Soil development on dolerite and its implications for landscape history in southeastern Tasmania

Soil genesis has been examined using field description, particle-size distributions, chemical properties, mineralogy and elemental distributions of five soil profiles developed on dolerite on Mt. Nelson and Tolmans Hill near Hobart in Tasmania. The soils form a sequence ranging from a Black Vertosol (P8) to four texture contrast soils, namely, a Eutrophic Brown Chromosol (P5), two Mottled-Subnatric Grey Sodosols (MN8 and P4), and a Mottled-Mesonatric Grey Sodosol (P7). The soil stratigraphic and pedological relationships of these soils have been investigated to help understand their distribution and improve understanding of soil formation history. The knowledge of the soil stratigraphy and weathering features aided in the determination of the broader landscape history. The field observations show the local dolerite has been subjected to both deep weathering and severe erosional periods. Pockets of deeply weathered dolerite occur adjacent to thin A/C soils or hard outcropping rock.
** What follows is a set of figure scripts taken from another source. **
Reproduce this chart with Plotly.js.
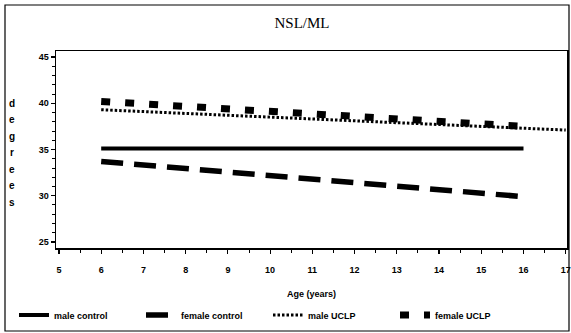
<!DOCTYPE html>
<html>
<head>
<meta charset="utf-8">
<script src="https://cdn.plot.ly/plotly-3.0.1.min.js"></script>
<style>
  html, body { margin: 0; padding: 0; background: #fff; }
  #chart { width: 571px; height: 333px; }
</style>
</head>
<body>
<div id="chart"></div>
<script>
// NSL/ML angle by age: fitted lines for control and UCLP groups
const ageMaleControl = [6, 16];
const nslMaleControl = [35.1, 35.1];

const ageFemaleControl = [6, 16];
const nslFemaleControl = [33.7, 29.9];

const ageMaleUCLP = [6, 17];
const nslMaleUCLP = [39.3, 37.1];

const ageFemaleUCLP = [6, 16];
const nslFemaleUCLP = [40.2, 37.5];

const seriesNames = ['male control', 'female control', 'male UCLP', 'female UCLP'];
const ageTicks = [5, 6, 7, 8, 9, 10, 11, 12, 13, 14, 15, 16, 17];
const degreeTicks = [25, 30, 35, 40, 45];
const yTitleLetters = ['d', 'e', 'g', 'r', 'e', 'e', 's'];

const ink = '#000';
const sansBold = 'Liberation Sans, Arial, sans-serif';

const traces = [
  { x: ageMaleControl, y: nslMaleControl, name: seriesNames[0],
    line: { color: ink, width: 4 } },
  { x: ageFemaleControl, y: nslFemaleControl, name: seriesNames[1],
    line: { color: ink, width: 5.5, dash: '22px,11px' } },
  { x: ageMaleUCLP, y: nslMaleUCLP, name: seriesNames[2],
    line: { color: ink, width: 3, dash: '2.5px,2px' } },
  { x: ageFemaleUCLP, y: nslFemaleUCLP, name: seriesNames[3],
    line: { color: ink, width: 7, dash: '9px,15px' } }
].map(t => Object.assign({ type: 'scatter', mode: 'lines', hoverinfo: 'skip' }, t));

// plot area in pixels: x 56..567, y 51..248
const L = 56, R = 567, T = 51, B = 248, W = 571, H = 333;
const px = X => (X - L) / (R - L);
const py = Y => (B - Y) / (B - T);

const annotations = [
  { text: '<b>Age (years)</b>', xref: 'paper', yref: 'paper',
    x: px(311), y: py(294), xanchor: 'center', yanchor: 'middle',
    showarrow: false, font: { family: sansBold, size: 9, color: ink } }
];
yTitleLetters.forEach((ch, i) => {
  annotations.push({
    text: '<b>' + ch + '</b>', xref: 'paper', yref: 'paper',
    x: px(12), y: py(103 + i * 16.5), xanchor: 'center', yanchor: 'middle',
    showarrow: false, font: { family: sansBold, size: 10, color: ink }
  });
});

const layout = {
  width: W, height: H,
  margin: { l: L, r: W - R, t: T, b: H - B, pad: 0, autoexpand: false },
  paper_bgcolor: '#fff', plot_bgcolor: '#fff',
  showlegend: true,
  title: {
    text: 'NSL/ML', x: 302 / W, xanchor: 'center', xref: 'container',
    y: 1 - 23 / H, yanchor: 'middle', yref: 'container',
    font: { family: 'Liberation Serif, Times New Roman, serif', size: 15, color: ink }
  },
  xaxis: {
    range: [4.93, 17.03], tickmode: 'array', tickvals: ageTicks,
    ticktext: ageTicks.map(String),
    ticks: 'outside', ticklen: 4, tickwidth: 1.2, tickcolor: ink,
    ticklabelstandoff: 9,
    minor: { dtick: 0.5, ticks: 'outside', ticklen: 3, tickwidth: 1, tickcolor: ink },
    showline: true, linecolor: ink, linewidth: 1.5, mirror: true,
    showgrid: false, zeroline: false,
    tickfont: { family: sansBold, size: 9, color: ink, weight: 'bold' },
    fixedrange: true
  },
  yaxis: {
    range: [24.35, 45.65], tickmode: 'array', tickvals: degreeTicks,
    ticktext: degreeTicks.map(String),
    ticks: 'outside', ticklen: 4, tickwidth: 1.2, tickcolor: ink,
    minor: { dtick: 1, ticks: 'outside', ticklen: 3, tickwidth: 1, tickcolor: ink },
    showline: true, linecolor: ink, linewidth: 1.5, mirror: true,
    showgrid: false, zeroline: false,
    tickfont: { family: sansBold, size: 9, color: ink, weight: 'bold' },
    fixedrange: true
  },
  legend: {
    orientation: 'h', xref: 'paper', yref: 'paper',
    x: px(14), y: py(315), xanchor: 'left', yanchor: 'middle',
    entrywidth: 82, entrywidthmode: 'pixels',
    font: { family: sansBold, size: 9, color: ink, weight: 'bold' },
    bgcolor: 'rgba(0,0,0,0)', tracegroupgap: 0
  },
  shapes: [
    { type: 'rect', xref: 'paper', yref: 'paper',
      x0: px(5), x1: px(569), y0: py(331), y1: py(5),
      line: { color: ink, width: 1.2 }, fillcolor: 'rgba(0,0,0,0)' }
  ],
  annotations: annotations
};

Plotly.newPlot('chart', traces, layout, { staticPlot: true, displayModeBar: false });
</script>
</body>
</html>
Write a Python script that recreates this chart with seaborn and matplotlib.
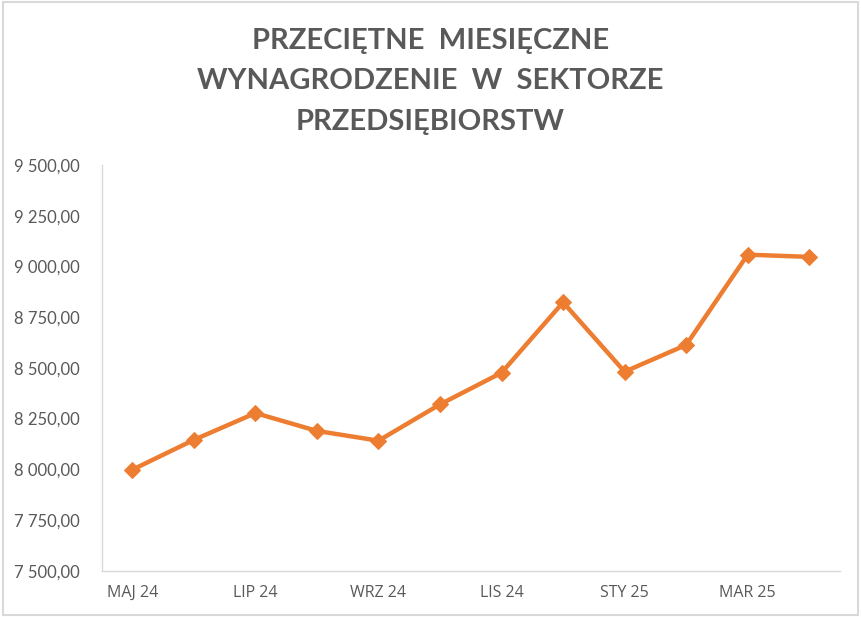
import matplotlib
matplotlib.use("Agg")
import matplotlib.pyplot as plt
from matplotlib.ticker import FuncFormatter
from matplotlib.patches import Rectangle
import seaborn as sns
import pandas as pd

# dane: przecietne miesieczne wynagrodzenie
months = ["MAJ 24", "CZE 24", "LIP 24", "SIE 24", "WRZ 24", "PAŹ 24",
          "LIS 24", "GRU 24", "STY 25", "LUT 25", "MAR 25", "KWI 25"]
wages = [7998, 8145, 8277, 8189, 8141, 8320,
         8476, 8823, 8481, 8613, 9058, 9047]
title_lines = ["PRZECIĘTNE  MIESIĘCZNE",
               "WYNAGRODZENIE  W  SEKTORZE",
               "PRZEDSIĘBIORSTW"]

df = pd.DataFrame({"miesiac": months, "wynagrodzenie": wages})

sns.set_style("white")
plt.rcParams["font.family"] = ["Lato", "DejaVu Sans"]

grey = "#595959"
orange = "#ED7D31"

fig = plt.figure(figsize=(8.61, 6.17), dpi=100)
ax = fig.add_axes([0.118, 0.075, 0.8576, 0.6576])

sns.lineplot(data=df, x="miesiac", y="wynagrodzenie", ax=ax, sort=False,
             color=orange, linewidth=3.2, marker="D", markersize=8,
             markeredgecolor=orange)

ax.set_ylim(7500, 9500)
ax.set_yticks(range(7500, 9501, 250))
ax.yaxis.set_major_formatter(FuncFormatter(
    lambda v, p: f"{v:,.2f}".replace(",", " ").replace(".", ",")))
ax.set_xlim(-0.5, len(months) - 0.5)
ax.set_xticks(range(0, len(months), 2))
ax.set_xticklabels(months[::2])

ax.set_xlabel("")
ax.set_ylabel("")
ax.tick_params(axis="y", length=0, pad=15.5, labelsize=12, labelcolor=grey)
ax.tick_params(axis="x", length=0, pad=10.5, labelsize=11.5, labelcolor=grey)
for lab in ax.get_xticklabels():
    lab.set_fontfamily(["Open Sans", "DejaVu Sans"])

for side in ["top", "right"]:
    ax.spines[side].set_visible(False)
for side in ["left", "bottom"]:
    ax.spines[side].set_color("#d9d9d9")
    ax.spines[side].set_linewidth(1)

ys = [0.933, 0.868, 0.803]
for line, y in zip(title_lines, ys):
    fig.text(0.5, y, line, ha="center", va="center", fontsize=21,
             fontweight="bold", color=grey)

fig.patches.append(Rectangle((0.003, 0.003), 0.994, 0.994, transform=fig.transFigure,
                             fill=False, edgecolor="#d9d9d9", linewidth=1.5))

fig.savefig("out.png", dpi=100)
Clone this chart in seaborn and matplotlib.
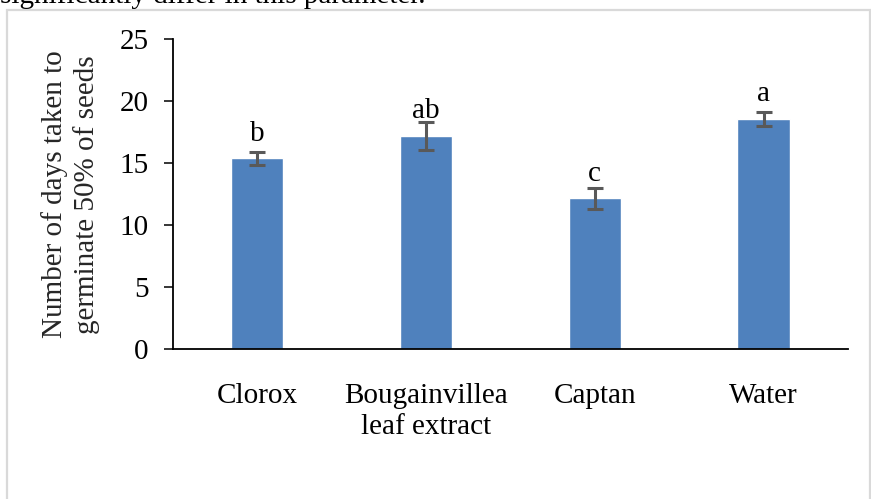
import matplotlib
matplotlib.use("Agg")
import matplotlib.pyplot as plt
from matplotlib.patches import Rectangle
import seaborn as sns
import pandas as pd

# Germination data: mean days to 50% germination, standard error, letter grouping
treatments = ["Clorox", "Bougainvillea\nleaf extract", "Captan", "Water"]
mean_days = [15.4, 17.2, 12.2, 18.6]
std_error = [0.5, 1.15, 0.85, 0.55]
letters = ["b", "ab", "c", "a"]
letter_gap_px = [11, 4, 7, 11]

df = pd.DataFrame({"treatment": treatments, "days": mean_days})

sns.set_theme(style="white")
plt.rcParams["font.family"] = ["Liberation Serif", "DejaVu Serif"]

fig = plt.figure(figsize=(8.71, 4.99), dpi=100)
ax = fig.add_axes([0.1983, 0.2996, 0.9736 - 0.1983, 0.9212 - 0.2996])

sns.barplot(data=df, x="treatment", y="days", color="#4f81bd", saturation=1,
            width=0.31, errorbar=None, ax=ax)
ax.errorbar(range(len(treatments)), mean_days, yerr=std_error, fmt="none",
            ecolor="#595959", elinewidth=2.2, capsize=6, capthick=2.2, zorder=5)

for i, (m, e, lab, gap) in enumerate(zip(mean_days, std_error, letters, letter_gap_px)):
    ax.annotate(lab, xy=(i, m + e), xytext=(0, gap), textcoords="offset pixels",
                ha="center", va="baseline", fontsize=21, color="black")

ax.set_xlim(-0.5, 3.5)
ax.set_ylim(0, 25)
ax.set_yticks([0, 5, 10, 15, 20, 25])
ax.set_xlabel("")
ax.set_ylabel("Number of days taken to\ngerminate 50% of seeds", fontsize=21,
              labelpad=14, linespacing=1.25)

for side in ["top", "right"]:
    ax.spines[side].set_visible(False)
for side in ["left", "bottom"]:
    ax.spines[side].set_color("black")
    ax.spines[side].set_linewidth(1.3)

ax.tick_params(axis="y", which="both", left=True, length=6.5, width=1.1,
               color="black", pad=11, labelsize=21, labelcolor="black")
ax.tick_params(axis="x", which="both", bottom=False, pad=18, labelsize=21,
               labelcolor="black")
for t in ax.get_xticklabels():
    t.set_linespacing(1.25)

# Surrounding frame and the sentence above it
fig.patches.append(Rectangle((7 / 871, -0.05), (870 - 7) / 871, 1.05 - 10 / 499,
                             transform=fig.transFigure, fill=False,
                             edgecolor="#d9d9d9", linewidth=1.6))
fig.text(0.0, 1 - 3 / 499, "significantly differ in this parameter.",
         fontsize=21, ha="left", va="baseline", color="black")

fig.savefig("out.png", dpi=100)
Deeper colluvial soil materials occur on lower slopes. The presence of protruding dolerite columns now buried by transported clayey slope-wash materials indicates partial landscape stripping followed by reburial. The presence of buried stone-lines separating the upper profile from the clayey subsoils supports the idea of a second major erosional–depositional cycle. A pronounced variation between the A and B horizons particle-size distribution, mineralogy and elemental distribution supports the conclusion that the modern soils are composed of several sedimentary layers which cap a variable thickness of in situ weathered dolerite (termed “mealy material”) above fresh dolerite. Bedrock jointing, veins and rock fabric extend upward from the bedrock into the mealy material, but are truncated abruptly at the contact with the clayey subsoil. Soil-forming processes have operated to modify soil colours and mottling, soil structure and cation chemistry. These findings have important implications for landscape history, slope processes and the improved understanding of the distribution of dolerite-derived soils in Tasmania.